Update 2
No, that is not a bug, that is exactly the intended behavior.
Like I already wrote, I want to split the overlapping ranges into discrete non-overlapping ranges. If two ranges overlap, then one range is completely inside the other.
Again, say they are range A and B, B comes after A, in all cases B is a su-brange of A. And if B and A have different data, they need to be split into discrete ranges, this means the portion of A that is B will be deleted so that the numbers inside range B will only have data from B.
I did write they are number ranges, right? The rule is very simple, each range assigns its attribute to all numbers within the corresponding range, and like Python assignment, later assignment should always overwrite everything assigned before. This means the sub-range always wins and the for each number there will only be one value to it.
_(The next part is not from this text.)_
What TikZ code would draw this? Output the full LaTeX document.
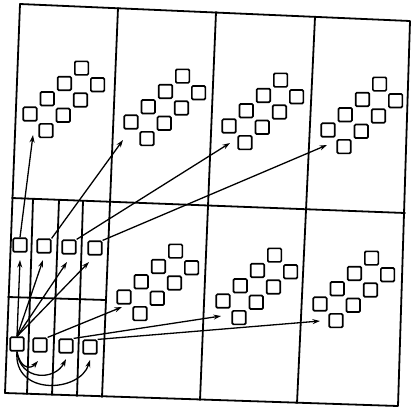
\documentclass[tikz,border=0pt]{standalone}
\usetikzlibrary{arrows.meta}
\begin{document}
\begin{tikzpicture}[x=1pt,y=-1pt,
  sq/.style={draw, line width=1.7pt, minimum size=13.5pt, inner sep=0pt, rounded corners=1.2pt},
  gridline/.style={line width=1.8pt, line join=round, line cap=round},
  arr/.style={line width=1.3pt, -{Stealth[length=7.5pt,width=5pt]}},
]
\useasboundingbox (0,0) rectangle (411,408);

% outer frame and grid
\coordinate (TL) at (20,4);
\coordinate (TR) at (410,21);
\coordinate (BR) at (398,406);
\coordinate (BL) at (5,393);
\draw[gridline] (TL) -- (TR) -- (BR) -- (BL) -- cycle;
\coordinate (c1t) at (118,8);   \coordinate (c1b) at (102,397);
\coordinate (c2t) at (216,12);  \coordinate (c2b) at (200,400);
\coordinate (c3t) at (315,17);  \coordinate (c3b) at (297,403);
\draw[gridline] (c1t) -- (c1b);
\draw[gridline] (c2t) -- (c2b);
\draw[gridline] (c3t) -- (c3b);
\coordinate (ml) at (12,198);   \coordinate (mr) at (405,213);
\draw[gridline] (ml) -- (mr);
% subdivision of the lower-left cell
\coordinate (s1t) at (33,199);  \coordinate (s1b) at (27,394);
\coordinate (s2t) at (59,200);  \coordinate (s2b) at (52,395);
\coordinate (s3t) at (83,201);  \coordinate (s3b) at (77,396);
\draw[gridline] (s1t) -- (s1b);
\draw[gridline] (s2t) -- (s2b);
\draw[gridline] (s3t) -- (s3b);
\coordinate (hl) at (8,297);    \coordinate (hr) at (106,300);
\draw[gridline] (hl) -- (hr);

% clusters of eight squares
\foreach \nm/\bx/\by in {T1/30/114, T2/131/122, T3/229/126, T4/328/130,
                         B2/124/297, B3/223/301, B4/320/304}{
  \foreach \i in {0,...,3}{
    \node[sq] (\nm-a\i) at ({\bx+17.2*\i},{\by-15.3*\i}) {};
    \node[sq] (\nm-b\i) at ({\bx+16+17.2*\i},{\by+16.6-15.3*\i}) {};
  }
}

% squares of the lower-left cell
\node[sq] (t1) at (20,245) {};
\node[sq] (t2) at (44,246) {};
\node[sq] (t3) at (69,247) {};
\node[sq] (t4) at (95,248) {};
\node[sq] (b1) at (17,344) {};
\node[sq] (b2) at (40,345) {};
\node[sq] (b3) at (66,346) {};
\node[sq] (b4) at (90,347) {};

% arrow tips
\coordinate (tipT1) at (33,135);
\coordinate (tipT2) at (123,140);
\coordinate (tipT3) at (230,143);
\coordinate (tipT4) at (327,145);
\coordinate (tipB2) at (122,307);
\coordinate (tipB3) at (221,316);
\coordinate (tipB4) at (320,321);
\coordinate (f1) at (20,260);
\coordinate (f2) at (43,260);
\coordinate (f3) at (67,262);
\coordinate (f4) at (89,262);
\coordinate (k2) at (38,361);
\coordinate (k3) at (66,359);
\coordinate (k4) at (90,360);

% fan from b1 to the upper row
\draw[arr] (b1.north) -- (f1);
\draw[arr] (b1.north) -- (f2);
\draw[arr] (b1.north) -- (f3);
\draw[arr] (b1.north) -- (f4);

% upper row to the upper clusters
\draw[arr] (t1.north) -- (tipT1);
\draw[arr] (t2.north east) -- (tipT2);
\draw[arr] (t3.north east) -- (tipT3);
\draw[arr] (t4.north east) -- (tipT4);

% lower row to the lower clusters
\draw[arr] (b2.north east) -- (tipB2);
\draw[arr] (b3.north east) -- (tipB3);
\draw[arr] (b4.north east) -- (tipB4);

% curved arrows under the lower row
\draw[arr] (b1.south) .. controls (20,368) and (30,370) .. (k2);
\draw[arr] (b1.south) .. controls (20,381) and (55,381) .. (k3);
\draw[arr] (b1.south) .. controls (13,396) and (80,393) .. (k4);
\end{tikzpicture}
\end{document}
Here is a simple example to show what I mean.
Data:
[(0, 10, 'A'), (0, 1, 'B'), (2, 5, 'C'), (3, 4, 'C'), (6, 7, 'C'), (8, 8, 'D')]
What the data actually means:
[
{0: 'A', 1: 'A', 2: 'A', 3: 'A', 4: 'A', 5: 'A', 6: 'A', 7: 'A', 8: 'A', 9: 'A', 10: 'A'},
{0: 'B', 1: 'B'},
{2: 'C', 3: 'C', 4: 'C', 5: 'C'},
{3: 'C', 4: 'C'},
{6: 'C', 7: 'C'},
{8: 'D'}
]
My intended process is equivalent to simply processes them in order and update the dictionary according to the current item one by one.
Processed data:
{0: 'B', 1: 'B', 2: 'C', 3: 'C', 4: 'C', 5: 'C', 6: 'C', 7: 'C', 8: 'D', 9: 'A', 10: 'A'}
Output:
[(0, 1, 'B'), (2, 7, 'C'), (8, 8, 'D'), (9, 10, 'A')]
And I know I can just expand all the ranges and merge them one by one, and that is fool-proof and guaranteed to work, but that is incredibly stupid and terribly inefficient, as you can see the numbers in the data are so big and there are millions of rows I really have no idea how long it will take.
I wrote the completely working first version, the first smart approach I came up with, it was really completely working and included in the question I linked.
But it was still inefficient. This is my second attempt at a smart solution. This does everything in one for loop, in one go, therefore extremely efficient. But it isn't completely working and ugly.
However the output of this algorithm on any subset of the gigantic dataset I have is correct. I always started with the first item though.